▸ THE REQUEST
Reproduce, please, the span of lines beginning at the line with "Write the Altair code for this chart." and ending at the line with "import pandas as pd", inclusive, minus any pictures.

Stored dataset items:
☆ ☆ ☆

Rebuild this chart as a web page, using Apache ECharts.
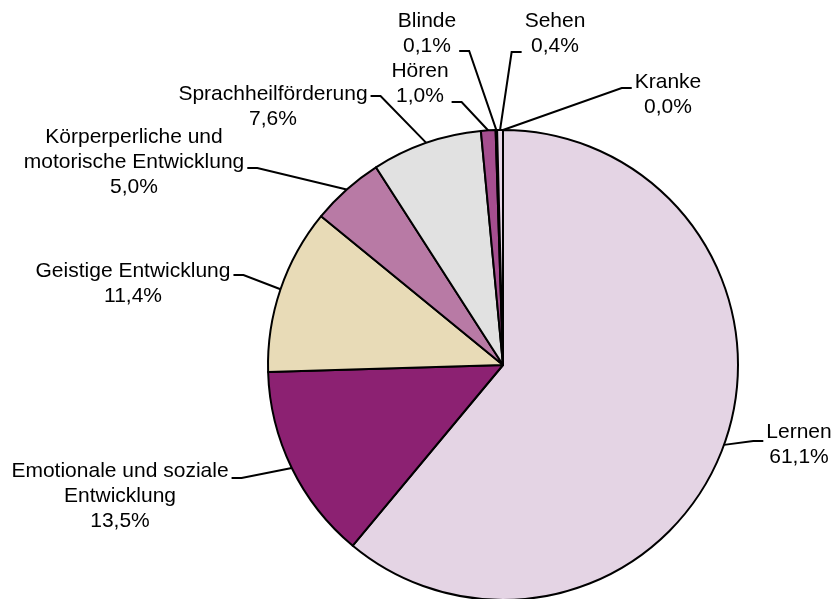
<!DOCTYPE html>
<html>
<head>
<meta charset="utf-8">
<script src="https://cdn.jsdelivr.net/npm/echarts@6/dist/echarts.min.js"></script>
<style>
    html, body { margin: 0; padding: 0; background: #fff; }
    #pieChart { width: 834px; height: 599px; }
</style>
</head>
<body>
<div id="pieChart"></div>
<script>
// 数据 - 从图中读取
const categories = [
    'Lernen',
    'Emotionale und soziale\nEntwicklung',
    'Geistige Entwicklung',
    'Körperperliche und\nmotorische Entwicklung',
    'Sprachheilförderung',
    'Hören',
    'Blinde',
    'Sehen',
    'Kranke'
];
const shares = [61.1, 13.5, 11.4, 5.0, 7.6, 1.0, 0.1, 0.4, 0.0];
const sliceColors = ['#E4D4E4', '#8C2172', '#E8DBB7', '#B87AA5', '#E1E1E1', '#A54E8F', '#7F1F68', '#E8D8E8', '#B87AA5'];

// 标签位置: [文字中心x, 顶部y, 引导线连接y]
const labelSpots = [
    [799, 420, 441],
    [120, 459, 478],
    [133, 259, 275],
    [134, 125, 168],
    [273, 82, 96],
    [420, 59, 102],
    [427, 9, 51],
    [555, 9, 52],
    [668, 70, 88]
];

document.addEventListener('DOMContentLoaded', function() {
    initPieChart();
});

function initPieChart() {
    const pieChart = echarts.init(document.getElementById('pieChart'));
    const centerX = 503;
    const centerY = 365;

    const pieData = categories.map((name, i) => ({
        name: name,
        value: shares[i],
        itemStyle: { color: sliceColors[i] }
    }));

    const option = {
        animation: false,
        series: [
            {
                type: 'pie',
                center: [centerX, centerY],
                radius: 235,
                startAngle: 90,
                clockwise: true,
                avoidLabelOverlap: false,
                itemStyle: {
                    borderColor: '#000',
                    borderWidth: 2
                },
                label: {
                    show: true,
                    position: 'outside',
                    color: '#000',
                    fontFamily: 'Liberation Sans, Arial, sans-serif',
                    fontSize: 21,
                    lineHeight: 25,
                    align: 'center',
                    formatter: function(p) {
                        return p.name + '\n' + p.value.toFixed(1).replace('.', ',') + '%';
                    }
                },
                labelLine: {
                    show: true,
                    length: 10,
                    length2: 10,
                    lineStyle: { color: '#000', width: 2 }
                },
                labelLayout: function(params) {
                    const spot = labelSpots[params.dataIndex];
                    const w = params.labelRect.width;
                    const start = params.labelLinePoints ? params.labelLinePoints[0] : [centerX, centerY];
                    const onLeft = start[0] > spot[0];
                    const edgeX = onLeft ? spot[0] + w / 2 + 3 : spot[0] - w / 2 - 3;
                    const bendX = onLeft ? edgeX + 10 : edgeX - 10;
                    return {
                        x: spot[0],
                        y: spot[1],
                        align: 'center',
                        verticalAlign: 'top',
                        labelLinePoints: [start, [bendX, spot[2]], [edgeX, spot[2]]]
                    };
                },
                emphasis: { disabled: true },
                data: pieData
            }
        ]
    };

    pieChart.setOption(option);

    window.addEventListener('resize', function() {
        pieChart.resize();
    });
}
</script>
</body>
</html>
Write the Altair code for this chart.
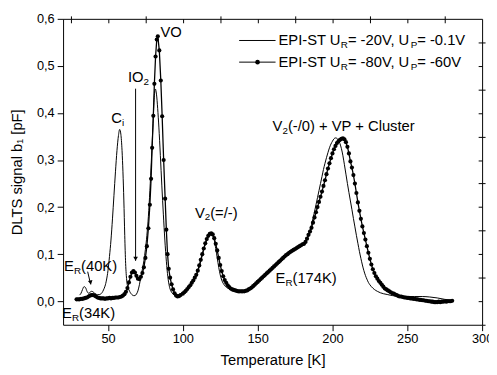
import math
import altair as alt
import pandas as pd

# ---------------- data ----------------
T_solid = [31, 32, 33, 34, 35, 36, 37, 38, 39, 40, 41, 42, 43, 44, 45, 46, 47, 48, 49, 50,
           51, 52, 53, 54, 55, 56, 57, 57.8, 58.6, 59.4, 60, 60.6, 61.2, 61.8, 62.5, 63.2,
           64, 65, 66, 67, 68, 69, 70, 71, 72, 73, 74, 75, 76, 77, 78, 79, 80, 80.8, 81.6,
           82.4, 83.2, 84, 85, 86, 87, 88, 89, 90, 91, 92, 93, 94, 95, 96, 98, 100, 102, 104,
           106, 108, 110, 112, 114, 116, 117, 118, 119, 120, 121, 122, 123, 124, 125, 126,
           127, 128, 130, 132, 135, 140, 145, 150, 155, 160, 165, 170, 175, 180, 182, 183,
           184, 185, 186, 187, 188, 189, 190, 191, 192, 193, 194, 195, 196, 197, 198, 199,
           200, 201, 202, 203, 204, 205, 206, 207, 208, 209, 210, 211, 212, 213, 214, 215,
           216, 217, 218, 219, 220, 221, 222, 223, 224, 225, 226, 228, 230, 232, 234, 237,
           240, 245, 250, 255, 260, 265, 270, 275, 280]
V_solid = [0.013, 0.017, 0.025, 0.031, 0.029, 0.021, 0.017, 0.019, 0.021, 0.020, 0.017, 0.015,
           0.014, 0.014, 0.015, 0.018, 0.024, 0.032, 0.045, 0.065, 0.095, 0.130, 0.175, 0.225,
           0.275, 0.320, 0.352, 0.365, 0.355, 0.320, 0.275, 0.215, 0.140, 0.080, 0.045, 0.030,
           0.024, 0.018, 0.014, 0.012, 0.012, 0.015, 0.022, 0.035, 0.052, 0.068, 0.086, 0.110,
           0.140, 0.180, 0.235, 0.300, 0.370, 0.428, 0.451, 0.440, 0.410, 0.370, 0.310, 0.245,
           0.185, 0.130, 0.085, 0.052, 0.032, 0.022, 0.017, 0.014, 0.013, 0.013, 0.015, 0.018,
           0.022, 0.029, 0.037, 0.048, 0.063, 0.085, 0.110, 0.130, 0.137, 0.141, 0.143, 0.140,
           0.130, 0.112, 0.092, 0.072, 0.056, 0.045, 0.038, 0.033, 0.028, 0.025, 0.022, 0.021,
           0.027, 0.041, 0.056, 0.071, 0.086, 0.100, 0.111, 0.121, 0.127, 0.133, 0.142, 0.152,
           0.163, 0.176, 0.190, 0.205, 0.220, 0.235, 0.250, 0.265, 0.280, 0.293, 0.305, 0.316,
           0.326, 0.334, 0.340, 0.345, 0.347, 0.346, 0.342, 0.335, 0.324, 0.309, 0.290, 0.270,
           0.250, 0.231, 0.213, 0.195, 0.176, 0.158, 0.140, 0.123, 0.106, 0.091, 0.077, 0.065,
           0.055, 0.047, 0.040, 0.035, 0.031, 0.025, 0.021, 0.018, 0.016, 0.014, 0.012, 0.011,
           0.010, 0.010, 0.010, 0.009, 0.007, 0.004, 0.002]

T_dots = [29, 30, 31, 32, 33, 34, 35, 36, 37, 38, 39, 40, 41, 42, 43, 44, 45, 46, 47, 48, 49,
          50, 51, 52, 53, 54, 55, 56, 57, 58, 59, 60, 61, 62, 63, 64, 65, 66, 67, 68, 69, 70,
          71, 72, 73, 74, 75, 76, 77,
          78, 78.8, 79.5, 80.3, 81, 81.8, 82.6, 83.3, 84.3, 85.3, 86.2, 87.2, 88.2, 89, 89.8,
          90.6, 91.5, 92.5, 93.5, 94.5, 95.5, 96.5, 97.5, 98.5,
          100, 101, 102, 103, 104, 105, 106, 107, 108, 109, 110, 111, 112, 113, 114, 115, 116,
          117, 118, 119, 120, 121, 122, 123, 124, 125, 126, 127, 128, 129, 130, 131, 132, 133,
          134, 135, 136, 137, 138, 139, 140, 141, 142, 143, 144, 145, 146, 147, 148, 149, 150,
          151, 152, 153, 154, 155, 156, 157, 158, 159, 160, 161, 162, 163, 164, 165, 166, 167,
          168, 169, 170, 171, 172, 173, 174, 175, 176, 177, 178, 179, 180, 181, 182, 183, 184,
          185, 186, 187, 188, 189, 190, 191, 192, 193, 194, 195, 196, 197, 198, 199, 200, 201,
          202, 203, 204, 205, 206, 207, 208, 209, 210, 211, 212, 213, 214, 215, 216, 217, 218,
          219, 220, 221, 222, 223, 224, 225, 226, 227, 228, 229, 230, 231, 232, 233, 234, 235,
          236, 237, 238, 239, 240, 241, 242, 243, 244, 245, 246, 247, 248, 249, 250, 251, 252,
          253, 254, 255, 256, 257, 258, 259, 260, 261, 262, 263, 264, 265, 266, 267, 268, 269,
          270, 271, 272, 273, 274, 275, 276, 277, 278, 279, 280]
V_dots = [0.004, 0.004, 0.004, 0.005, 0.005, 0.006, 0.007, 0.008, 0.010, 0.012, 0.013, 0.013,
          0.012, 0.010, 0.008, 0.007, 0.006, 0.006, 0.006, 0.005, 0.006, 0.006, 0.007, 0.006,
          0.007, 0.007, 0.008, 0.008, 0.008, 0.009, 0.010, 0.012, 0.015, 0.020, 0.028, 0.040,
          0.052, 0.061, 0.064, 0.061, 0.054, 0.048, 0.047, 0.052, 0.060, 0.072, 0.092, 0.117,
          0.155,
          0.205, 0.260, 0.326, 0.394, 0.462, 0.520, 0.556, 0.563, 0.533, 0.469, 0.393, 0.300,
          0.218, 0.152, 0.100, 0.069, 0.050, 0.036, 0.025, 0.017, 0.012, 0.010, 0.011, 0.013,
          0.016, 0.019, 0.022, 0.026, 0.030, 0.034, 0.039, 0.044, 0.050, 0.056, 0.065, 0.076,
          0.088, 0.100, 0.112, 0.123, 0.132, 0.139, 0.143, 0.144, 0.142, 0.134, 0.122, 0.108,
          0.092, 0.077, 0.064, 0.053, 0.045, 0.039, 0.034, 0.030, 0.027, 0.025, 0.024, 0.023,
          0.022, 0.021, 0.021, 0.021, 0.021, 0.021, 0.022, 0.023, 0.025, 0.027, 0.029, 0.032,
          0.035, 0.038, 0.041, 0.044, 0.047, 0.050, 0.053, 0.056, 0.059, 0.062, 0.065, 0.068,
          0.071, 0.074, 0.077, 0.080, 0.083, 0.086, 0.089, 0.092, 0.095, 0.098, 0.100, 0.103,
          0.105, 0.107, 0.109, 0.111, 0.113, 0.115, 0.117, 0.119, 0.121, 0.122, 0.126, 0.133,
          0.141, 0.148, 0.156, 0.167, 0.178, 0.189, 0.200, 0.211, 0.222, 0.233, 0.245, 0.257,
          0.270, 0.282, 0.293, 0.304, 0.314, 0.323, 0.330, 0.336, 0.340, 0.343, 0.345, 0.346,
          0.344, 0.338, 0.328, 0.314, 0.297, 0.284, 0.268, 0.250, 0.230, 0.210, 0.192, 0.175,
          0.159, 0.145, 0.131, 0.117, 0.103, 0.090, 0.078, 0.068, 0.060, 0.053, 0.048, 0.043,
          0.039, 0.035, 0.031, 0.027, 0.025, 0.023, 0.021, 0.019, 0.017, 0.016, 0.014, 0.013,
          0.011, 0.010, 0.010, 0.009, 0.008, 0.008, 0.007, 0.007, 0.006, 0.006, 0.005, 0.005,
          0.004, 0.004, 0.003, 0.003, 0.002, 0.002, 0.001, 0.001, 0.000, 0.000, -0.001, -0.001,
          -0.002, -0.002, -0.002, -0.001, -0.002, -0.001, -0.001, 0.000, -0.001, 0.000, 0.000,
          0.000, 0.001]

X_MAJOR = [50, 100, 150, 200, 250, 300]
X_MINOR = [25, 75, 125, 175, 225, 275]
X_TOP = [25, 50, 75, 100, 125, 150, 175, 200, 225, 250, 275]
Y_MAJOR = [0.0, 0.1, 0.2, 0.3, 0.4, 0.5, 0.6]
Y_MINOR = [-0.05, 0.05, 0.15, 0.25, 0.35, 0.45, 0.55]
Y_RIGHT = [0.0, 0.05, 0.1, 0.15, 0.2, 0.25, 0.3, 0.35, 0.4, 0.45, 0.5, 0.55]

LEG1 = [("EPI-ST U", 0), ("R", 1), ("= -20V, U", 0), ("P", 1), ("= -0.1V", 0)]
LEG2 = [("EPI-ST U", 0), ("R", 1), ("= -80V, U", 0), ("P", 1), ("= -60V", 0)]

# ---------------- layout helpers ----------------
W, H = 426, 311
XD = [20, 300]
YD = [-0.05, 0.6]
FONT = "Liberation Sans, Arial, Helvetica, sans-serif"


def px2T(px):
    return XD[0] + (px - 64) * (XD[1] - XD[0]) / W


def py2v(py):
    return YD[1] - (py - 16) * (YD[1] - YD[0]) / H


AW = {' ': 278, '(': 333, ')': 333, '+': 584, ',': 278, '-': 333, '.': 278, '/': 278,
      '=': 584, '[': 278, ']': 278, 'C': 722, 'E': 667, 'I': 278, 'K': 667, 'O': 778,
      'P': 667, 'R': 722, 'S': 667, 'T': 611, 'U': 722, 'V': 667, 'e': 556, 'i': 222,
      'l': 222, 'r': 333, 's': 500, 't': 278, 'u': 556}


def tw(s, fs):
    return sum(AW.get(c, 556) for c in s) * fs / 1000.0


def segs(parts, px, py, fs=15, sfs=10, sdy=5):
    rows = []
    x = px
    for text, sub in parts:
        size = sfs if sub else fs
        rows.append({"T": px2T(x), "v": py2v(py + (sdy if sub else 0)),
                     "text": text, "fs": size})
        x += tw(text, size)
    return rows


ANNOT = [
    ([("VO", 0)], 163, 29),
    ([("IO", 0), ("2", 1)], 130, 75),
    ([("C", 0), ("i", 1)], 113, 117),
    ([("V", 0), ("2", 1), ("(=/-)", 0)], 198, 213),
    ([("V", 0), ("2", 1), ("(-/0) + VP + Cluster", 0)], 277, 125),
    ([("E", 0), ("R", 1), ("(40K)", 0)], 65, 267),
    ([("E", 0), ("R", 1), ("(34K)", 0)], 63, 315),
    ([("E", 0), ("R", 1), ("(174K)", 0)], 280, 280),
]

text_rows = []
for parts, px, py in ANNOT:
    text_rows += segs(parts, px, py)
text_rows += segs(LEG1, 283, 38)
text_rows += segs(LEG2, 283, 60)
df_text = pd.DataFrame(text_rows)

df_solid = pd.DataFrame({"T": T_solid, "v": V_solid})
df_dots = pd.DataFrame({"T": T_dots, "v": V_dots})

# arrows (pixel anchor positions converted to data units)
ARROWS = [((137.7, 87), (137.7, 262)), ((89, 273), (92, 286))]
arrow_rows, head_rows = [], []
for (x0, y0), (x1, y1) in ARROWS:
    arrow_rows.append({"T": px2T(x0), "v": py2v(y0), "T2": px2T(x1), "v2": py2v(y1)})
    ang = math.degrees(math.atan2(x1 - x0, y1 - y0))
    head_rows.append({"T": px2T(x1), "v": py2v(y1), "ang": (360 - ang) % 360})
df_arrow = pd.DataFrame(arrow_rows)
df_head = pd.DataFrame(head_rows)

df_legline = pd.DataFrame({"T": [px2T(243), px2T(243)], "T2": [px2T(280), px2T(280)],
                           "v": [py2v(38), py2v(60)]})
df_legdot = pd.DataFrame({"T": [px2T(261.7)], "v": [py2v(60)]})

xs = alt.Scale(domain=XD, nice=False, zero=False)
ys = alt.Scale(domain=YD, nice=False, zero=False)

LBL_Y = "replace(format(datum.value, '.1f'), '.', ',')"

ax_x_main = alt.Axis(values=X_MAJOR, tickSize=6, title="Temperature [K]", format="d",
                     labelPadding=2, titlePadding=7, labelFlush=False)
ax_y_main = alt.Axis(values=Y_MAJOR, tickSize=6, title="DLTS signal b\u2081 [pF]",
                     labelExpr=LBL_Y, labelPadding=3, titlePadding=12, labelFlush=False)
ax_x_minor = alt.Axis(values=X_MINOR, tickSize=3, labels=False, title=None)
ax_y_minor = alt.Axis(values=Y_MINOR, tickSize=3, labels=False, title=None)
ax_x_top = alt.Axis(values=X_TOP, tickSize=4, labels=False, title=None, orient="bottom",
                    offset=-H)
ax_y_right = alt.Axis(values=Y_RIGHT, tickSize=4, labels=False, title=None, orient="left",
                      offset=-W)

solid = alt.Chart(df_solid).mark_line(color="black", strokeWidth=1,
                                      interpolate="monotone").encode(
    x=alt.X("T:Q", scale=xs, axis=ax_x_main),
    y=alt.Y("v:Q", scale=ys, axis=ax_y_main),
)
dotline = alt.Chart(df_dots).mark_line(color="black", strokeWidth=1.3).encode(
    x=alt.X("T:Q", scale=xs, axis=ax_x_minor),
    y=alt.Y("v:Q", scale=ys, axis=ax_y_minor),
)
dots = alt.Chart(df_dots).mark_circle(color="black", size=18, opacity=1).encode(
    x=alt.X("T:Q", scale=xs, axis=ax_x_top),
    y=alt.Y("v:Q", scale=ys, axis=ax_y_right),
)
texts = alt.Chart(df_text).mark_text(align="left", baseline="middle", font=FONT,
                                     color="black").encode(
    x=alt.X("T:Q", scale=xs, axis=None),
    y=alt.Y("v:Q", scale=ys, axis=None),
    text="text:N",
    size=alt.Size("fs:Q", scale=None, legend=None),
)
arrows = alt.Chart(df_arrow).mark_rule(color="black", strokeWidth=1).encode(
    x=alt.X("T:Q", scale=xs, axis=None), x2="T2:Q",
    y=alt.Y("v:Q", scale=ys, axis=None), y2="v2:Q",
)
heads = alt.Chart(df_head).mark_point(shape="triangle-down", filled=True, color="black",
                                      size=22, opacity=1, yOffset=-2).encode(
    x=alt.X("T:Q", scale=xs, axis=None),
    y=alt.Y("v:Q", scale=ys, axis=None),
    angle=alt.Angle("ang:Q", scale=None),
)
legline = alt.Chart(df_legline).mark_rule(color="black", strokeWidth=1).encode(
    x=alt.X("T:Q", scale=xs, axis=None), x2="T2:Q",
    y=alt.Y("v:Q", scale=ys, axis=None),
)
legdot = alt.Chart(df_legdot).mark_circle(color="black", size=22, opacity=1).encode(
    x=alt.X("T:Q", scale=xs, axis=None),
    y=alt.Y("v:Q", scale=ys, axis=None),
)

chart = alt.layer(solid, dotline, dots, texts, arrows, heads, legline, legdot).resolve_axis(
    x="independent", y="independent"
).properties(
    width=W, height=H,
    autosize=alt.AutoSizeParams(type="none"),
    padding={"left": 56, "top": 8, "right": 7, "bottom": 45},
).configure_view(
    stroke="black", strokeWidth=1
).configure_axis(
    domain=False, grid=False, tickColor="black", labelColor="black", titleColor="black",
    labelFont=FONT, titleFont=FONT, labelFontSize=13, titleFontSize=15,
    titleFontWeight="normal", tickWidth=1,
)

chart.save("out.html", embed_options={"renderer": "svg", "actions": False})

☆ ☆ ☆

▸ FINISHED TASK
Write the Altair code for this chart.
import math
import altair as alt
import pandas as pd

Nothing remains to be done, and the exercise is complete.